■ Information provided ■
..........

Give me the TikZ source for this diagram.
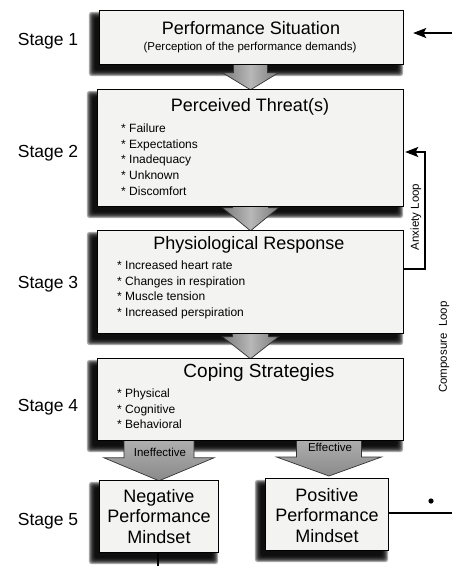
\documentclass[tikz,border=0pt]{standalone}
\usepackage{fontspec}
\setmainfont{Liberation Sans}
\usetikzlibrary{calc,arrows.meta}

\definecolor{paper}{HTML}{F3F3F1}
\newcommand\setfs[2]{\fontsize{#1}{#2}\selectfont}

% soft drop shadow below and to the left of a box
\newcommand\softshadow[1]{%
  \foreach \g in {6,5,...,0}{%
    \fill[black,opacity=0.33,rounded corners=3pt]
      ($(#1.south west)+(-5-\g,6+\g)$) rectangle ($(#1.north east)+(-6+\g,7-\g)$);
  }}

% downward block arrow: tip, shaft half-width, head half-width, head length, total length
\newcommand\downblock[6][]{%
  \path[blockarrow,#1] ($(#2)+(-#3,-#6)$) -- ($(#2)+(-#3,-#5)$) -- ($(#2)+(-#4,-#5)$)
    -- (#2) -- ($(#2)+(#4,-#5)$) -- ($(#2)+(#3,-#5)$) -- ($(#2)+(#3,-#6)$) -- cycle;}

\begin{document}
\begin{tikzpicture}[x=1pt,y=-1pt,
  box/.style={draw=black,line width=0.9pt,fill=paper,inner sep=0pt},
  title/.style={font=\setfs{18}{20},inner sep=0pt},
  subtitle/.style={font=\setfs{11.5}{14},inner sep=0pt},
  items/.style={font=\setfs{12}{15.7},align=left,anchor=west,inner sep=0pt},
  stagelbl/.style={font=\setfs{17.5}{20},inner sep=0pt},
  mindset/.style={font=\setfs{18}{20.5},align=center,inner sep=0pt},
  arrowlbl/.style={font=\setfs{11.5}{13},inner sep=0pt},
  looplbl/.style={font=\setfs{11.5}{13},inner sep=0pt,rotate=90},
  blockarrow/.style={draw=black!80,line width=0.7pt,left color=black!52,right color=black!52,middle color=black!28},
  branch/.style={draw=black!80,line width=0.7pt,top color=black!30,bottom color=black!46},
  loopline/.style={draw=black,line width=1.2pt},
  tip/.style={-{Stealth[length=13pt,width=10pt,inset=2.5pt]}}
]
\useasboundingbox (0,0) rectangle (452,566);

% box outlines (placed first so that the arrows can refer to them)
\path
  node[minimum width=303pt,minimum height=53pt] (b1) at (251.5,37.5) {}
  node[minimum width=305pt,minimum height=116pt] (b2) at (250.5,148) {}
  node[minimum width=305pt,minimum height=102pt] (b3) at (250.5,282) {}
  node[minimum width=305pt,minimum height=81pt] (b4) at (250.5,399.5) {}
  node[minimum width=118pt,minimum height=71pt] (nb) at (159,516.5) {}
  node[minimum width=122pt,minimum height=71pt] (pb) at (327,514.5) {};

\coordinate (etip) at (329,476);

% shadows
\foreach \b in {b1,b2,b3,b4,nb,pb}{\softshadow{\b}}

% block arrows between the stages
\downblock{b2.north}{17}{28}{17}{30}
\downblock{b3.north}{18}{28}{23}{28}
\downblock{b4.north}{18}{28}{22}{30}
\downblock[branch]{nb.north}{35}{55}{23}{45}
\downblock[branch]{etip}{32.5}{52.5}{19}{40}

% box faces
\foreach \b in {b1,b2,b3,b4,nb,pb}{
  \draw[box] (\b.south west) rectangle (\b.north east);
}

% stage labels
\node[stagelbl] (s1) at (48,41) {Stage 1};
\node[stagelbl] (s2) at (48,153) {Stage 2};
\node[stagelbl] (s3) at (48,284) {Stage 3};
\node[stagelbl] (s4) at (48,407) {Stage 4};
\node[stagelbl] (s5) at (48,521) {Stage 5};

% box contents
\node[title] (t1) at (251,28) {Performance Situation};
\node[subtitle] (t1s) at (250,48) {(Perception of the performance demands)};

\node[title] (t2) at (250,107) {Perceived Threat(s)};
\node[items] (l2) at (121,159.5) {* Failure\\* Expectations\\* Inadequacy\\* Unknown\\* Discomfort};

\node[title] (t3) at (249,245) {Physiological Response};
\node[items] (l3) at (117,290) {* Increased heart rate\\* Changes in respiration\\* Muscle tension\\* Increased perspiration};

\node[title,font=\setfs{19}{21}] (t4) at (259,373) {Coping Strategies};
\node[items] (l4) at (117,409) {* Physical\\* Cognitive\\* Behavioral};

\node[arrowlbl] (ineff) at (160,452) {Ineffective};
\node[arrowlbl] (eff) at (330,447) {Effective};

\node[mindset] (nt) at (nb) {Negative\\Performance\\Mindset};
\node[mindset] (pt) at ([yshift=-1pt]pb.center) {Positive\\Performance\\Mindset};

% feedback loops
\coordinate (cin) at (452,33);
\draw[loopline,tip,shorten >=10pt] (cin) -- (b1.east |- cin);

\coordinate (a1) at (425,269);
\coordinate (a2) at (425,152);
\draw[loopline,tip,shorten >=2pt] (b3.east |- a1) -- (a1) -- (a2) -- (b2.east |- a2);
\node[looplbl] (anx) at (416,217) {Anxiety Loop};

\node[looplbl] (comp) at (444,347) {Composure\ \ Loop};

\fill (431,501) circle (2.6pt);
\coordinate (pend) at (452,513);
\draw[loopline] (pb.east |- pend) -- (pend);
\coordinate (nend) at (158,566);
\draw[loopline] (nb.south -| nend) -- (nend);
\end{tikzpicture}
\end{document}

..........

■ Exercise prompt ■
Exactly as written, return every line of the listing, but not the pictures.

■ Finished exercise ■
Give me the TikZ source for this diagram.
\documentclass[tikz,border=0pt]{standalone}
\usepackage{fontspec}
\setmainfont{Liberation Sans}
\usetikzlibrary{calc,arrows.meta}

\definecolor{paper}{HTML}{F3F3F1}
\newcommand\setfs[2]{\fontsize{#1}{#2}\selectfont}

% soft drop shadow below and to the left of a box
\newcommand\softshadow[1]{%
  \foreach \g in {6,5,...,0}{%
    \fill[black,opacity=0.33,rounded corners=3pt]
      ($(#1.south west)+(-5-\g,6+\g)$) rectangle ($(#1.north east)+(-6+\g,7-\g)$);
  }}

% downward block arrow: tip, shaft half-width, head half-width, head length, total length
\newcommand\downblock[6][]{%
  \path[blockarrow,#1] ($(#2)+(-#3,-#6)$) -- ($(#2)+(-#3,-#5)$) -- ($(#2)+(-#4,-#5)$)
    -- (#2) -- ($(#2)+(#4,-#5)$) -- ($(#2)+(#3,-#5)$) -- ($(#2)+(#3,-#6)$) -- cycle;}

\begin{document}
\begin{tikzpicture}[x=1pt,y=-1pt,
  box/.style={draw=black,line width=0.9pt,fill=paper,inner sep=0pt},
  title/.style={font=\setfs{18}{20},inner sep=0pt},
  subtitle/.style={font=\setfs{11.5}{14},inner sep=0pt},
  items/.style={font=\setfs{12}{15.7},align=left,anchor=west,inner sep=0pt},
  stagelbl/.style={font=\setfs{17.5}{20},inner sep=0pt},
  mindset/.style={font=\setfs{18}{20.5},align=center,inner sep=0pt},
  arrowlbl/.style={font=\setfs{11.5}{13},inner sep=0pt},
  looplbl/.style={font=\setfs{11.5}{13},inner sep=0pt,rotate=90},
  blockarrow/.style={draw=black!80,line width=0.7pt,left color=black!52,right color=black!52,middle color=black!28},
  branch/.style={draw=black!80,line width=0.7pt,top color=black!30,bottom color=black!46},
  loopline/.style={draw=black,line width=1.2pt},
  tip/.style={-{Stealth[length=13pt,width=10pt,inset=2.5pt]}}
]
\useasboundingbox (0,0) rectangle (452,566);

% box outlines (placed first so that the arrows can refer to them)
\path
  node[minimum width=303pt,minimum height=53pt] (b1) at (251.5,37.5) {}
  node[minimum width=305pt,minimum height=116pt] (b2) at (250.5,148) {}
  node[minimum width=305pt,minimum height=102pt] (b3) at (250.5,282) {}
  node[minimum width=305pt,minimum height=81pt] (b4) at (250.5,399.5) {}
  node[minimum width=118pt,minimum height=71pt] (nb) at (159,516.5) {}
  node[minimum width=122pt,minimum height=71pt] (pb) at (327,514.5) {};

\coordinate (etip) at (329,476);

% shadows
\foreach \b in {b1,b2,b3,b4,nb,pb}{\softshadow{\b}}

% block arrows between the stages
\downblock{b2.north}{17}{28}{17}{30}
\downblock{b3.north}{18}{28}{23}{28}
\downblock{b4.north}{18}{28}{22}{30}
\downblock[branch]{nb.north}{35}{55}{23}{45}
\downblock[branch]{etip}{32.5}{52.5}{19}{40}

% box faces
\foreach \b in {b1,b2,b3,b4,nb,pb}{
  \draw[box] (\b.south west) rectangle (\b.north east);
}

% stage labels
\node[stagelbl] (s1) at (48,41) {Stage 1};
\node[stagelbl] (s2) at (48,153) {Stage 2};
\node[stagelbl] (s3) at (48,284) {Stage 3};
\node[stagelbl] (s4) at (48,407) {Stage 4};
\node[stagelbl] (s5) at (48,521) {Stage 5};

% box contents
\node[title] (t1) at (251,28) {Performance Situation};
\node[subtitle] (t1s) at (250,48) {(Perception of the performance demands)};

\node[title] (t2) at (250,107) {Perceived Threat(s)};
\node[items] (l2) at (121,159.5) {* Failure\\* Expectations\\* Inadequacy\\* Unknown\\* Discomfort};

\node[title] (t3) at (249,245) {Physiological Response};
\node[items] (l3) at (117,290) {* Increased heart rate\\* Changes in respiration\\* Muscle tension\\* Increased perspiration};

\node[title,font=\setfs{19}{21}] (t4) at (259,373) {Coping Strategies};
\node[items] (l4) at (117,409) {* Physical\\* Cognitive\\* Behavioral};

\node[arrowlbl] (ineff) at (160,452) {Ineffective};
\node[arrowlbl] (eff) at (330,447) {Effective};

\node[mindset] (nt) at (nb) {Negative\\Performance\\Mindset};
\node[mindset] (pt) at ([yshift=-1pt]pb.center) {Positive\\Performance\\Mindset};

% feedback loops
\coordinate (cin) at (452,33);
\draw[loopline,tip,shorten >=10pt] (cin) -- (b1.east |- cin);

\coordinate (a1) at (425,269);
\coordinate (a2) at (425,152);
\draw[loopline,tip,shorten >=2pt] (b3.east |- a1) -- (a1) -- (a2) -- (b2.east |- a2);
\node[looplbl] (anx) at (416,217) {Anxiety Loop};

\node[looplbl] (comp) at (444,347) {Composure\ \ Loop};

\fill (431,501) circle (2.6pt);
\coordinate (pend) at (452,513);
\draw[loopline] (pb.east |- pend) -- (pend);
\coordinate (nend) at (158,566);
\draw[loopline] (nb.south -| nend) -- (nend);
\end{tikzpicture}
\end{document}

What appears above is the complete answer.